Krugman, in his column in today’s New York Times, itself titled The 8 A. M. Call, starts with that ad, which he calls “a fairly mild jab at Barack Obama’s lack of foreign policy experience.” He also notes that Obama turned out to be a fairly cool head who handed, in Krugman’s opinion, foreign crises pretty well (although obviously Republicans, with the incessant series of Benghazi hearings, disagree). He also says that it is perfectly legitimate to ask how a presidential candidate might react to a crisis.
Krugman then pivots to a different time of day, 8 A. M., as the focus point of a different kind of crises that the next president will face, when s/he gets a call warning that the financial markets face meltdown when they open:
For make no mistake about it: The world economy is still a dangerous place. Financial reform has, I’d argue, made our system somewhat more robust than it was in 2008, but fumbling the response to a shock could still have disastrous consequences. So what do we know about the shocks we might face, and how the people who might be president would respond?
Krugman posits two possible sources of such a crisis, China and oil.
As to China,
Many economists, myself included, have been pointing out for a while that China has a severely unbalanced economy, with too little consumer spending and unsustainable levels of investment
Krugman notes China’s failure to truly address the inbalance, papering over its problems with a massive — and ultimately unsustainable — expansion of credit, then write
Now, with capital fleeing the country at the rate of a trillion dollars per year, it may well be headed for a bust. And China is a big enough player that a bust there could have major spillovers to the rest of the world.

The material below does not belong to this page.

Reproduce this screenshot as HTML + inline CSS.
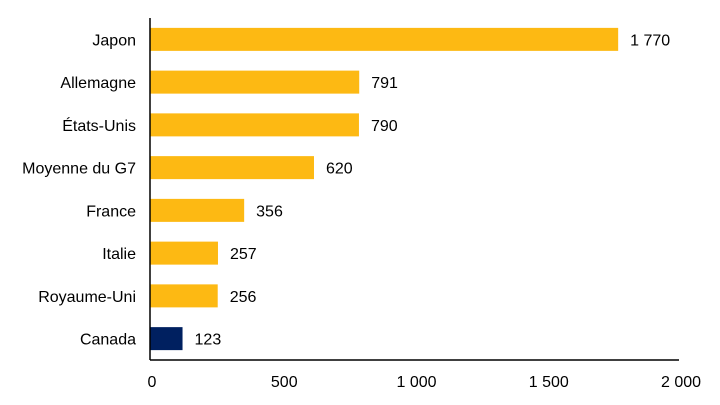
<!DOCTYPE html>
<html><head><meta charset="utf-8"><style>
body{margin:0;background:#fff}
svg text{font-family:"Liberation Sans",sans-serif;font-size:16px;fill:#000}
</style></head><body>
<svg width="720" height="400" id="chart"></svg>
<script>
const categories=["Japon","Allemagne","États-Unis","Moyenne du G7","France","Italie","Royaume-Uni","Canada"];
const values=[1770,791,790,620,356,257,256,123];
const labels=["1 770","791","790","620","356","257","256","123"];
const ticks=[0,500,1000,1500,2000];
const tickLabels=["0","500","1 000","1 500","2 000"];
const NS="http://www.w3.org/2000/svg";
const svg=document.getElementById("chart");
const x0=150,x1=679,yTop=18,yBot=360;
const xs=v=>x0+(v-0)/(2000-0)*(x1-x0);
const step=(yBot-yTop)/categories.length;
const yc=i=>yTop+step*(i+0.5);
function mk(t,a){const e=document.createElementNS(NS,t);for(const k in a)e.setAttribute(k,a[k]);svg.appendChild(e);return e;}
categories.forEach((c,i)=>{
  const r=mk("rect",{x:x0,y:yc(i)-11.5,width:xs(values[i])-x0,height:23,fill:c==="Canada"?"#002060":"#FDB913"});
  
  
  const l=mk("text",{x:136,y:yc(i)+6,"text-anchor":"end"});l.textContent=c;
  
  
  const v=mk("text",{x:xs(values[i])+12,y:yc(i)+6});v.textContent=labels[i];
  
  
});
ticks.forEach((t,i)=>{
  const e=mk("text",{x:xs(t)+2,y:387,"text-anchor":"middle"});e.textContent=tickLabels[i];
  
  
});
const ay=mk("line",{x1:x0,y1:yTop,x2:x0,y2:yBot,stroke:"#000","stroke-width":1.5});


const ax=mk("line",{x1:x0,y1:yBot,x2:x1,y2:yBot,stroke:"#000","stroke-width":1.5});


</script>
</body></html>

Certainly, given how much of a source of goods coming into this country, as well as a still lesser but important marketplace for some US producers, this could have a major impact in the United States: thing of major American companies, starting with Apple, who could see their supply lines suddenly in jeopardy.
As for oil, it is not a question of rapidly escalating prices, but rather the opposite: a bust caused by a glut in supply,
with many producers having run up large debts they probably can’t repay. You could say that shale oil is the new subprime.
People in North Dakota are already experiencing the reality of that new subprime.
So Krugman wants us to consider how the remaining candidates with any realistic chance of becoming President might react to such crises. He considers only three: Trump (obviously) and Cruz on the Republican side, and Clinton on the Democratic side.
I do not think you have to try very hard to figure out who he thinks is best, but it is worth considering his reasoning.
First, he offers only one paragraph about the Democratic front-runner:
Well, Mrs. Clinton isn’t just the most knowledgeable, well-informed candidate in this election, she’s arguably the best-prepared candidate on matters economic ever to run for president. She could nonetheless mess up — but ignorance won’t be the reason.
she’s arguably the best-prepared candidate on matters economic ever to run for president — after all, she had 8 years up close to watch what her husband did, and as Secretary of State not only saw what the Obama administration was doing, but was involved because there were aspects of stabilizing the word’s financial system that inevitably involved her department.
Krugman then pivots to the Republican front-runner, beginning with this paragraph:
On the other side, I doubt that anyone will be shocked if I say that Mr. Trump doesn’t know much about economic policy, or for that matter any kind of policy. He still seems to imagine, for example, that China is taking advantage of America by keeping its currency weak — which was true once upon a time, but bears no resemblance to current reality.
He notes how much international cooperation is involved in addressing any crisis today, goes on to point out that there are things like “currency swap lines (don’t ask)” which were critical in avoiding another world-wide depression, and asks the obvious rhetorical question:
How well do you think that kind of cooperation would work in a Trump administration?
Both President Obama and former Secretary Clinton have commented upon or at least alluded to the concern of many key foreign allies about the Trump phenomenon, which may tell you what the probable answer is to that question.
But consider what Krugman next writes:
Yet things could be worse. The Donald doesn’t know much, but Ted Cruz knows a lot that isn’t so.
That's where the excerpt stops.